Doug Daugherty: Bike Gangs Of Brainerd, Circa 1960

  • Tuesday, July 9, 2024
  • Doug Daugherty

BOYS ON BIKES was the breath I breathed in the late 1950s in the Brainerd/East Ridge area.

Harry Daugherty, my Dad taught me to ride when I was about six years old. He would push me through the front yard, holding the bike and handlebars steady at 4061 Wiley Avenue. Yes, I fell. Yes, I was afraid. But I didn’t get hurt and I learned a new freedom that is delightful to recall.

One evening, my Dad with tie and rolled up sleeves, was pushing me on my brother’s bike and saying loudly, “Peddle, Peddle.” I did. Inertia took over. I was peddling unaided around the yard in invigorating, scary loops.

I was hooked.

From then on, it was up and down the street and around the neighborhood. Up hills on Brookfield Avenue, we would turn serpentine crisscrossing ascents. Down the same hills, we would fly. Over the next few years, I rode my bike almost daily to OLPH grammar school some six blocks away. We pedaled to the Quickie on at the corner of Ringgold and Belvoir purchasing chocolate shakes. We rode out the dirt beginning of I-24 to the new Eastgate Mall to shop for nick-nacks at G.C. Murphy.

Freedom. Freedom. Freedom.

Had you asked me what I wanted to be those many years ago, I would have quickly answered, “An Inventor.” For whatever reason I LOVED taking apart my own and others’ bikes and reassembling them in new configurations. My older brother, Stephen, called me “Shifty.” I called him “Pipes.” Bikes would leave the garage with traded handlebars, different-sized wheels, creative homemade seats, paint, and ANYTHING I could attach to create noise.

Dogs would chase us, so I became a secret agent with a water gun hidden in a special box that I could shoot them square in the eyes as I pushed them away with my foot. We played like knights and jousted one another with old mops. What was really fun was barreling down the driveway, taking your hands off the handle bars and going under my mother, O.T Daugherty’s clothesline crossbars, grabbing them and swinging out to jump off as the riderless bike crashed into the bushes.

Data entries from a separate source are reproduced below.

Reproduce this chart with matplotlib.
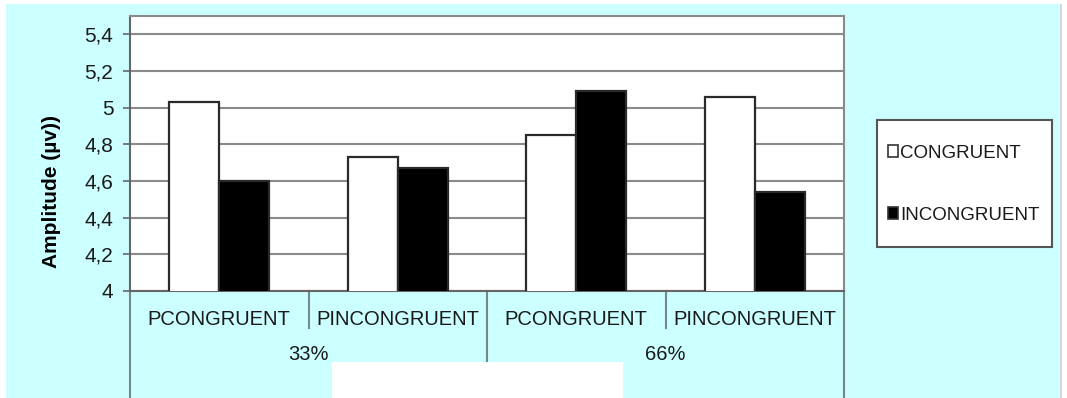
import matplotlib.pyplot as plt
import numpy as np
from matplotlib.patches import Patch, Rectangle

plt.rcParams['font.family'] = ['Liberation Sans', 'DejaVu Sans']

# amplitude per condition
conditions = ['PCONGRUENT', 'PINCONGRUENT', 'PCONGRUENT', 'PINCONGRUENT']
groups = ['33%', '66%']
congruent = [5.03, 4.73, 4.85, 5.06]
incongruent = [4.60, 4.67, 5.09, 4.54]
series_names = ['CONGRUENT', 'INCONGRUENT']

W, H = 1067, 398
fig = plt.figure(figsize=(W / 100, H / 100), dpi=100)
fig.patch.set_facecolor('white')

# cyan chart area and grey right edge
fig.patches.append(Rectangle((6 / W, 0), (1060 - 6) / W, (H - 4) / H,
                             transform=fig.transFigure, facecolor='#CCFFFF',
                             edgecolor='none', zorder=-10))
fig.patches.append(Rectangle((1060 / W, 0), 2 / W, (H - 4) / H,
                             transform=fig.transFigure, facecolor='#d8d8d8',
                             edgecolor='none', zorder=-10))

ax = fig.add_axes([130 / W, (H - 291) / H, (844 - 130) / W, (291 - 16) / H])
ax.set_facecolor('white')

x = np.arange(len(conditions))
bw = 0.28
ax.bar(x - bw / 2, congruent, bw, bottom=0, color='white', edgecolor='#2a2a2a',
       linewidth=1.6, zorder=3)
ax.bar(x + bw / 2, incongruent, bw, bottom=0, color='black', edgecolor='#2a2a2a',
       linewidth=1.6, zorder=3)

ax.set_ylim(4, 5.5)
ax.set_xlim(-0.5, len(conditions) - 0.5)
ax.set_yticks([4, 4.2, 4.4, 4.6, 4.8, 5, 5.2, 5.4])
ax.set_yticklabels(['4', '4,2', '4,4', '4,6', '4,8', '5', '5,2', '5,4'], fontsize=15,
                   color='#1a1a1a')
ax.yaxis.grid(True, color='#8a8a8a', linewidth=1.5, zorder=0)
ax.tick_params(axis='y', length=5, width=1.2, color='#666666', pad=7)

ax.set_xticks(x)
ax.set_xticklabels(conditions, fontsize=14.5, color='#1a1a1a')
ax.tick_params(axis='x', length=0, pad=14)

for side in ['top', 'right']:
    ax.spines[side].set_color('#8a8a8a')
    ax.spines[side].set_linewidth(1.5)
for side in ['left', 'bottom']:
    ax.spines[side].set_color('#666666')
    ax.spines[side].set_linewidth(1.5)

ax.set_ylabel('Amplitude (µv))', fontsize=15, fontweight='bold')
ax.yaxis.set_label_coords(-0.097, 0.36)

# two-level category axis below the plot
tr = ax.get_xaxis_transform()
minor_bottom = (291 - 328) / 275
major_bottom = (291 - 400) / 275
for xs in [0.5, 2.5]:
    ax.plot([xs, xs], [0, minor_bottom], transform=tr, color='#778888',
            linewidth=1.5, clip_on=False)
for xs in [-0.5, 1.5, 3.5]:
    ax.plot([xs, xs], [0, major_bottom], transform=tr, color='#778888',
            linewidth=1.5, clip_on=False)
for i, g in enumerate(groups):
    ax.text(0.5 + 2 * i, (291 - 354) / 275, g, transform=tr, ha='center',
            va='center', fontsize=14.5, color='#1a1a1a')

# white block over the lower strip
fig.patches.append(Rectangle((332 / W, 0), (623 - 332) / W, (H - 362) / H,
                             transform=fig.transFigure, facecolor='white',
                             edgecolor='none', zorder=20))

# legend box
fig.patches.append(Rectangle((877 / W, (H - 247) / H), (1052 - 877) / W, (247 - 120) / H,
                             transform=fig.transFigure, facecolor='white',
                             edgecolor='#555555', linewidth=1.5, zorder=5))
handles = [Patch(facecolor='white', edgecolor='#333333', linewidth=1.2),
           Patch(facecolor='black', edgecolor='#333333', linewidth=1.2)]
leg = fig.legend(handles, series_names, loc='center left',
                 bbox_to_anchor=(871 / W, (H - 184) / H), frameon=False,
                 fontsize=13.5, handlelength=0.55, handleheight=0.55,
                 handletextpad=0.1, labelspacing=2.4)
leg.set_zorder(6)
for t in leg.get_texts():
    t.set_color('#1a1a1a')

fig.savefig('out.png', dpi=100)
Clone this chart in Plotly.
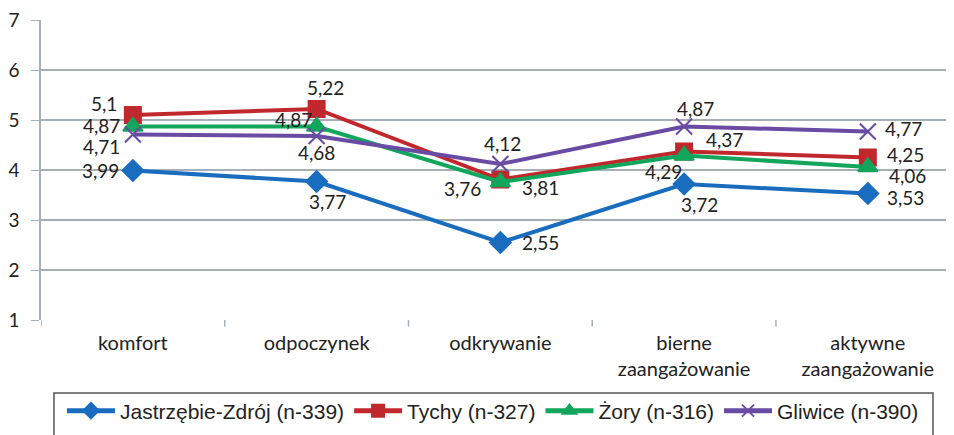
import plotly.graph_objects as go

categories = ["komfort", "odpoczynek", "odkrywanie", "bierne<br>zaangażowanie", "aktywne<br>zaangażowanie"]
series_names = ["Jastrzębie-Zdrój (n-339)", "Tychy (n-327)", "Żory (n-316)", "Gliwice (n-390)"]
jastrzebie = [3.99, 3.77, 2.55, 3.72, 3.53]
tychy = [5.10, 5.22, 3.81, 4.37, 4.25]
zory = [4.87, 4.87, 3.76, 4.29, 4.06]
gliwice = [4.71, 4.68, 4.12, 4.87, 4.77]
y_ticks = [1, 2, 3, 4, 5, 6, 7]

colors = ["#1A6DBE", "#C0282E", "#12A55C", "#6A4BA3"]
symbols = ["diamond", "square", "triangle-up", "x-thin"]
sizes = [16, 16, 17, 16]

# label placement: (anchor, dx px, dy px downward)
label_offsets = [
    [("right", -12, 0), ("center", 11, 20), ("left", 20, 0), ("center", 15, 20), ("left", 17, 4)],
    [("right", -14, -12), ("center", 9, -22), ("left", 20, 8), ("left", 20, -12), ("left", 17, -3)],
    [("right", -11, -1), ("right", -3, -7), ("right", -17, 6), ("right", 0, 16), ("left", 19, 8)],
    [("right", -11, 12), ("center", 0, 16), ("center", 2, -21), ("center", 11, -18), ("left", 15, -3)],
]

def fmt(v):
    s = ("%.2f" % v).rstrip("0").rstrip(".")
    return s.replace(".", ",")

NARROW = "Liberation Sans Narrow, Arial Narrow, sans-serif"
HUMAN = "Lato, Open Sans, sans-serif"

fig = go.Figure()
all_series = [jastrzebie, tychy, zory, gliwice]
for name, vals, c, sym, sz in zip(series_names, all_series, colors, symbols, sizes):
    fig.add_trace(go.Scatter(
        x=categories, y=vals, name=name, mode="lines+markers",
        line=dict(color=c, width=4),
        marker=dict(symbol=sym, size=sz, color=c, line=dict(color=c, width=2)),
        cliponaxis=False,
    ))

for vals, offs in zip(all_series, label_offsets):
    for cat, v, (anc, dx, dy) in zip(categories, vals, offs):
        fig.add_annotation(x=cat, y=v, xref="x", yref="y", text=fmt(v), showarrow=False,
                           xanchor=anc, yanchor="middle", xshift=dx, yshift=-dy,
                           font=dict(family=HUMAN, size=19, color="#222222"))

fig.update_layout(
    width=946, height=427,
    margin=dict(l=33, r=0, t=12, b=115, autoexpand=False),
    paper_bgcolor="white", plot_bgcolor="white",
    showlegend=True,
    legend=dict(orientation="h", x=0.023, xanchor="left", y=-0.235, yanchor="top",
                font=dict(family=NARROW, size=21, color="#222222"),
                itemsizing="constant", itemwidth=48, tracegroupgap=0,
                bgcolor="rgba(0,0,0,0)"),
    xaxis=dict(showgrid=False, showline=False, ticks="", automargin=False,
               tickfont=dict(family=HUMAN, size=20, color="#222222"),
               ticklabelstandoff=9, range=[-0.5, 4.469]),
    yaxis=dict(range=[1, 7], tickvals=y_ticks, showgrid=True, gridcolor="#A6AEB6", gridwidth=1.5,
               showline=True, linecolor="#A6AEB6", linewidth=1.5, ticks="outside", ticklen=8,
               tickcolor="#A6AEB6", automargin=False, ticklabelstandoff=8, ticklabeloverflow="allow",
               tickfont=dict(family=HUMAN, size=19, color="#222222"), zeroline=False),
    shapes=[
        dict(type="rect", xref="paper", yref="paper", x0=0.0142, x1=0.977, y0=-0.2433, y1=-0.45,
             line=dict(color="#555555", width=1.5), fillcolor="rgba(0,0,0,0)"),
    ],
)
for i in range(6):
    fig.add_shape(type="line", xref="x", yref="paper", x0=i - 0.5, x1=i - 0.5, y0=0, y1=-0.022,
                  line=dict(color="#A6AEB6", width=1.5))

fig.write_html("out.html")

It was not all roses. Once, at about eight years, I played chicken with three young girls walking up the street. I lost. I landed on my face, blood everywhere, unconscious, upper front teeth broken off and busted my chin. (I still have the scar!) A wonderful man who worked in our yard, Rufus, scooped me up and carried me home. Dr. Stewart Smith on Brainerd Road sewed me up with seven stitches.

Another time we were at the top of the hill at Brookfield and South Terrace and my best friend, Denny Hennen, went down the hill without a chain. Surprise! No brakes! He quickly jumped off and flew elegantly like a swan through the air and landed on his face in a vacant lot.

We often made jumps, using pieces of plywood and bricks laid out in the road. Nothing was more fun than getting up a full head of steam and sailing off the wooden incline plane.

I remember when the new models came out in about 1960 with banana seats, smaller wheels, and butterfly handlebars! I was the purest though and asked for a Schwinn three-speed. Nothing was more fun than a trip to the Bike Shop downtown with a greasy-aproned Mr. Silberman, knowing all things bicycle. That was where I found my dream bicycle, a black Schwinn.

But as much as I loved bikes, anything with wheels fascinated me. I built a wooden soap box derby-like contraption, straight from the Little Rascals that I steered with a rope. Later when skateboards appeared, there was more excitement. I recall spending the night with “Ollie” whose Dad was a doctor. They lived on Missionary Ridge. One morning, we flew down South Crest Road and turned on Shallowford into Shepherd Hills. I was going so fast the board began to shake and I lost control, bailing out in someone’s sodded yard. I wish I could say that I learned my lesson.

Several years later, I discovered motorcycles. But that is another story.

The wheels of time have turned. Now I am a grandpa and just bought my grandson, Everett Malone Daugherty, a new bike from Owen’s Cyclery, another old Wiley Avenue neighbor. I hope he has as much fun as I had and never breaks a bone.